The precise engineering of heteroatom coordination environments in single-atom catalysts (SACs) is pivotal for enhancing their catalytic activity. However, the mechanistic interplay between the coordination structure and performance in lithium oxygen batteries (LOBs) remains poorly understood. To address this, we developed a porous Ni SAC with an asymmetric N, P, and S tri-doped coordination, synthesized via a one-pot strategy that enabled the precise tailoring of the first coordination shell. By constructing high-coordination asymmetric geometry, this approach optimizes electronic redistribution and active-site accessibility, offering a versatile pathway to amplify the catalytic efficiency of SACs while providing atomistic insights into coordination–environment–performance relationships.
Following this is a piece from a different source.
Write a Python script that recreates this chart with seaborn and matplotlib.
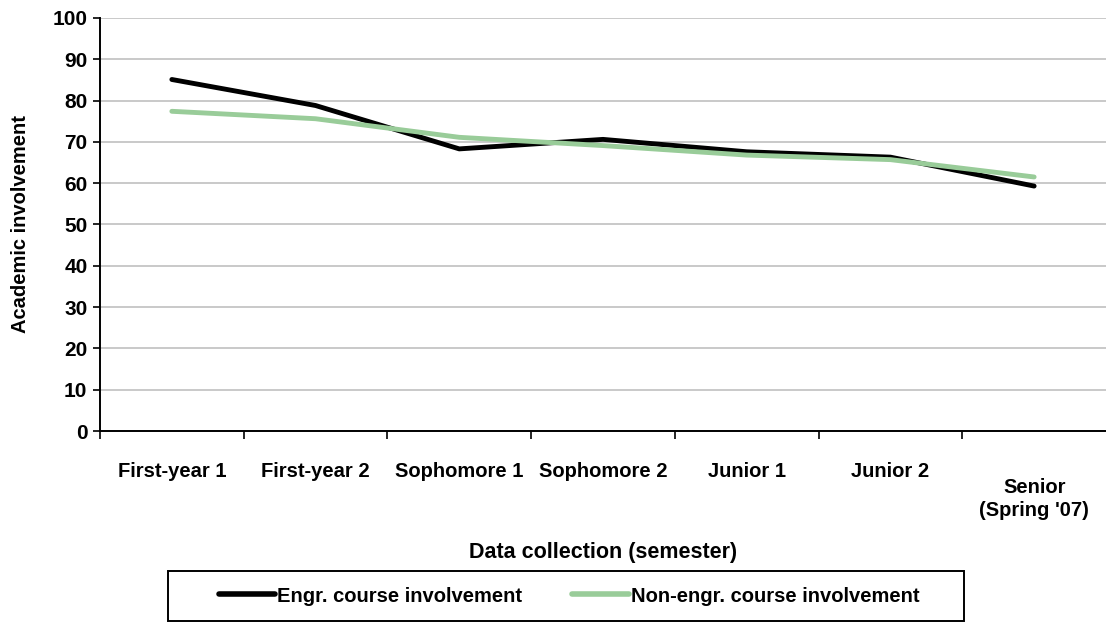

The resulting NiNPSG SAC demonstrated remarkable bifunctional activity, as indicated by its elevated discharge/charge capacities and prolonged cycle stability. This study enhances the rational design of asymmetric SACs via multi-heteroatom coordination and establishes a scalable synthesis method for next-generation catalysts, providing a transformative solution to the ongoing issues of energy efficiency and durability in metal–air battery systems.